I decided to base my visual postcards of London on this - making light of the cliche's that happen when people move, and the change in views as the years go by. I wanted to use photographic images of London with my own drawings on top of them. I was inspired by 'fashion dolls' - cut out paper dolls that you could put paper clothes on top of in any style you desired. I drew the images with black outline and left them white, leaving the sender free to personalise their cards for their own means. 








My postcards follow the story of a young girl moving to London. With an assortmant of suitcases and no furniture, she moves to trendy East London to escape her country life. Shopping on brick lane, only buying "vintage" clothes, she hopes to be photographed for 'Dazed and Confused' or similar.
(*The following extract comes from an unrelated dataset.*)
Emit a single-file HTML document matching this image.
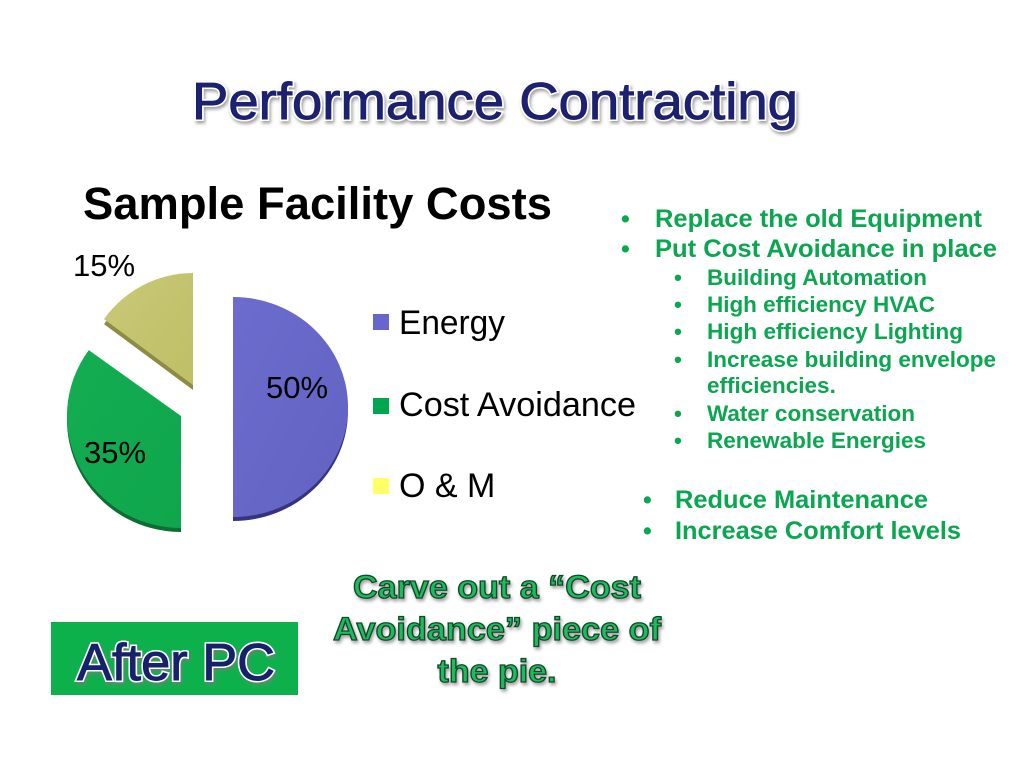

She gets a job working as a runner for a television production company, earning minimum wage to collect coffee's and try and source increasingly bizzare lists of items. Eventually the bills from the retro clothes shopping start to fill up, so she takes a job as a Personal Assistant in 'The City', telling herself its just for now and she's going to leave these corporate arseholes soon and act/write a book/become a artist. However she soon get's used to the money, and the people aren't really that bad. Now those nights out are becoming less regular because who wants to queue at a bar for half an hour for a £17.50 gin and tonic when they could pop to the local offliceance for a bottle of red instead? No, she'd rather spend her money at the amazing Borough Market and have her friends over for a few bottles of wine and a home cooked meal instead. At least they can hear each other now. Eventually East London becomes too expensive, she's paying £1200 a month for a one bedroom studio apparment. Some tree's would be nice, and a pub she can walk to for a sunday roast. So she moves to a place in Kent, where she can sit out in the garden and grow some vegetables.

The story is a mixture of my experiences of moving to London, and my partners. I see it happening to some of my friends, and I thought this really gave a personal view of the London experience.